Yes, Jews Believe in Heaven

Feb. 21 2019

During his State of the Union address, the president quoted the words of the Holocaust survivor Joshua Kaufman, who was present in the audience, describing his liberation from Dachau: “To me, the arrival of the American soldiers was proof that God exists, and they came from the sky.” To this President Trump added, “They came down from heaven.” The New York Times reporter Annie Karni immediately took to Twitter to suggest to her 75,000 followers that these words were theologically ignorant, if not downright insensitive, because “Jews don’t believe in Heaven.” Rabbi Meir Soloveichik responds:

The Bible describes a heavenly realm as the throne room of God. “Look down from Thy holy habitation, from Heaven,” Deuteronomy beseeches, “and bless Thy people Israel.” . . . For the rabbis of the Talmud, it was in this celestial realm that souls abide after death, until the ultimate resurrection of the dead predicted in the book of Daniel, when “many who sleep in the dirt shall awake.” So central is the concept of Heaven in the Talmud that the word became synonymous with God himself; the central virtue in the Talmud is known as yir’at shamayim, fear of Heaven, and providence is described as occurring bi-ydey shamayim, by the hands of Heaven.

Karni’s tweet, in other words, was utterly untrue. Eventually, she posted a half-hearted addition, without any apology for error. . . . Meanwhile, [the] original posting remained, garnering several thousand retweets and over 10,000 “likes.” The tweet thus reveals that many in the media know little, and care even less, about accurately understanding the beliefs of millions of religious Americans. Karni is herself Jewish; her father is an Israeli. . . .

It is true, of course, that the Jewish notion of Heaven differs from that of Christianity. Judaism denies the doctrine of original sin; we believe the afterlife can be earned, rather than granted purely by grace. We further believe that even as the soul endures, an equally important immortality is achieved through transmission of Judaism to the next generation. . . . The immortality of those who have died thus lies, at least partially, in the hands of the living.

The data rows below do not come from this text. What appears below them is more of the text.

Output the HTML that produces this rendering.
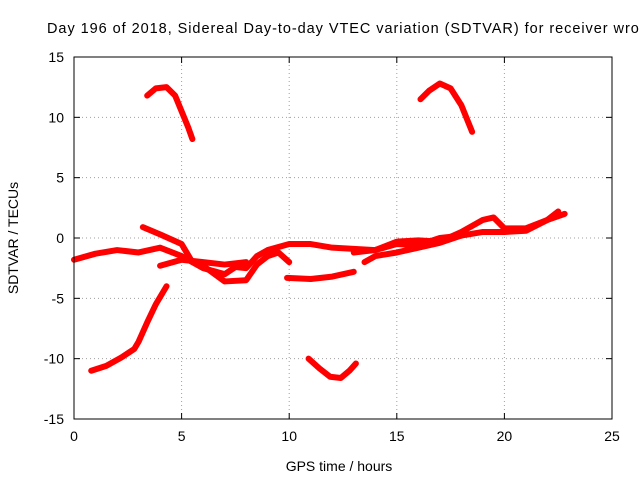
<!DOCTYPE html>
<html><head><meta charset="utf-8"><style>
body{margin:0;background:#fff;}
svg{display:block;font-family:"Liberation Sans",sans-serif;}
</style></head><body>
<svg id="chart" width="640" height="480">
<text x="47" y="33" font-size="14.5" textLength="600" lengthAdjust="spacing">Day 196 of 2018, Sidereal Day-to-day VTEC variation (SDTVAR) for receiver wroc</text>
<g id="grid"></g><g id="ticks"></g><g id="series"></g>
<rect x="74" y="57" width="538" height="362" fill="none" stroke="#000" stroke-width="1"/>
<text x="339" y="471" font-size="14" text-anchor="middle">GPS time / hours</text>
<text x="0" y="0" font-size="14" text-anchor="middle" transform="translate(18,238) rotate(-90)">SDTVAR / TECUs</text>
</svg>
<script>
const xTicks=[0,5,10,15,20,25];
const yTicks=[-15,-10,-5,0,5,10,15];
const trackA=[[3.4,11.8],[3.8,12.4],[4.3,12.5],[4.7,11.8],[5.0,10.5],[5.3,9.2],[5.5,8.2]];
const trackB=[[16.1,11.5],[16.5,12.2],[17.0,12.8],[17.5,12.4],[18.0,11],[18.5,8.8]];
const trackC=[[0.8,-11.0],[1.5,-10.6],[2.2,-9.9],[2.8,-9.2],[3.0,-8.6],[3.4,-7],[3.8,-5.5],[4.3,-4.0]];
const trackD=[[10.9,-10.0],[11.4,-10.8],[11.9,-11.5],[12.4,-11.6],[12.8,-11.0],[13.1,-10.4]];
const trackE=[[0,-1.8],[1,-1.3],[2,-1.0],[3,-1.2],[4,-0.8],[5,-1.5],[6,-2.5],[7,-3.0],[7.5,-2.4],[8,-2.5],[8.5,-1.5],[9,-1.0],[10,-0.5],[11,-0.5],[12,-0.8],[13,-0.9],[14,-1.0],[15,-0.3],[16,-0.2],[17,-0.3],[18,0.5],[19,1.5],[19.5,1.7],[20,0.8],[21,0.8],[22,1.5],[22.8,2.0]];
const trackF=[[3.2,0.9],[4,0.3],[5,-0.5],[5.5,-2],[6,-2.3],[7,-3.6],[8,-3.5],[8.5,-2.2],[9,-1.5],[9.5,-1.2],[10,-2]];
const trackG=[[4,-2.3],[5,-1.8],[6,-2.0],[7,-2.2],[8,-2.0]];
const trackH=[[9.9,-3.3],[11,-3.4],[12,-3.2],[13,-2.8]];
const trackI=[[13.5,-2],[14,-1.5],[15,-1.2],[16,-0.8],[17,-0.4],[18,0.2],[19,0.5],[20,0.5],[21,0.6],[22,1.5],[22.5,2.2]];
const trackJ=[[13,-1.2],[14,-1.0],[15,-0.5],[16,-0.6],[17,0],[18,0.2]];
const tracks=[trackA,trackB,trackC,trackD,trackE,trackF,trackG,trackH,trackI,trackJ];
const NS="http://www.w3.org/2000/svg";
const X0=74,X1=612,Y0=419,Y1=57;
const sx=v=>X0+(v-0)/25*(X1-X0);
const sy=v=>Y0-(v+15)/30*(Y0-Y1);
const grid=document.getElementById('grid'),ticks=document.getElementById('ticks'),series=document.getElementById('series');
function mk(tag,attrs,parent){const e=document.createElementNS(NS,tag);for(const k in attrs)e.setAttribute(k,attrs[k]);parent.appendChild(e);return e;}
xTicks.forEach(t=>{const x=sx(t);
 if(t>0&&t<25){const g=mk('line',{x1:x,x2:x,y1:Y1,y2:Y0,stroke:'#a0a0a0','stroke-dasharray':'1,3'},grid);
 
 }
 mk('line',{x1:x,x2:x,y1:Y0,y2:Y0-6,stroke:'#000'},ticks);mk('line',{x1:x,x2:x,y1:Y1,y2:Y1+6,stroke:'#000'},ticks);
 const l=mk('text',{x:x,y:Y0+22,'font-size':14,'text-anchor':'middle'},ticks);l.textContent=t;
 
 });
yTicks.forEach(t=>{const y=sy(t);
 if(t>-15&&t<15){const g=mk('line',{x1:X0,x2:X1,y1:y,y2:y,stroke:'#a0a0a0','stroke-dasharray':'1,3'},grid);
 
 }
 mk('line',{x1:X0,x2:X0+6,y1:y,y2:y,stroke:'#000'},ticks);mk('line',{x1:X1,x2:X1-6,y1:y,y2:y,stroke:'#000'},ticks);
 const l=mk('text',{x:X0-10,y:y+5,'font-size':14,'text-anchor':'end'},ticks);l.textContent=t;
 
 });
tracks.forEach(tr=>{
 const p=mk('polyline',{points:tr.map(d=>sx(d[0])+','+sy(d[1])).join(' '),fill:'none',stroke:'#ff0000','stroke-width':6,'stroke-linejoin':'round','stroke-linecap':'round'},series);
 
 
});
</script>
</body></html>
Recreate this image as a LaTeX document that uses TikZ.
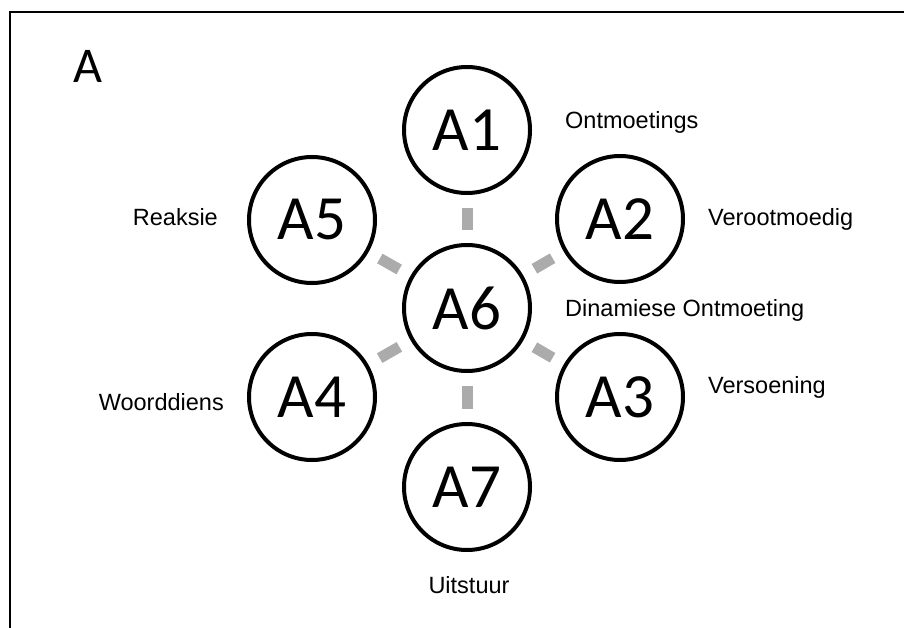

“All is in the hands of Heaven,” Rabbi Ḥanina opined, “except for fear of Heaven.” The [aphorism] emphasizes the dialectic between providence and free will. Jews believe that Heaven has chosen the Jews as an eternal people and vouchsafed them a faith to be transmitted throughout history. But whether the Jews of every generation continue to believe is up to them; assimilation, and rejection of the past, is always possible. We believe in Heaven; but Jews can so easily lose their fear of Heaven.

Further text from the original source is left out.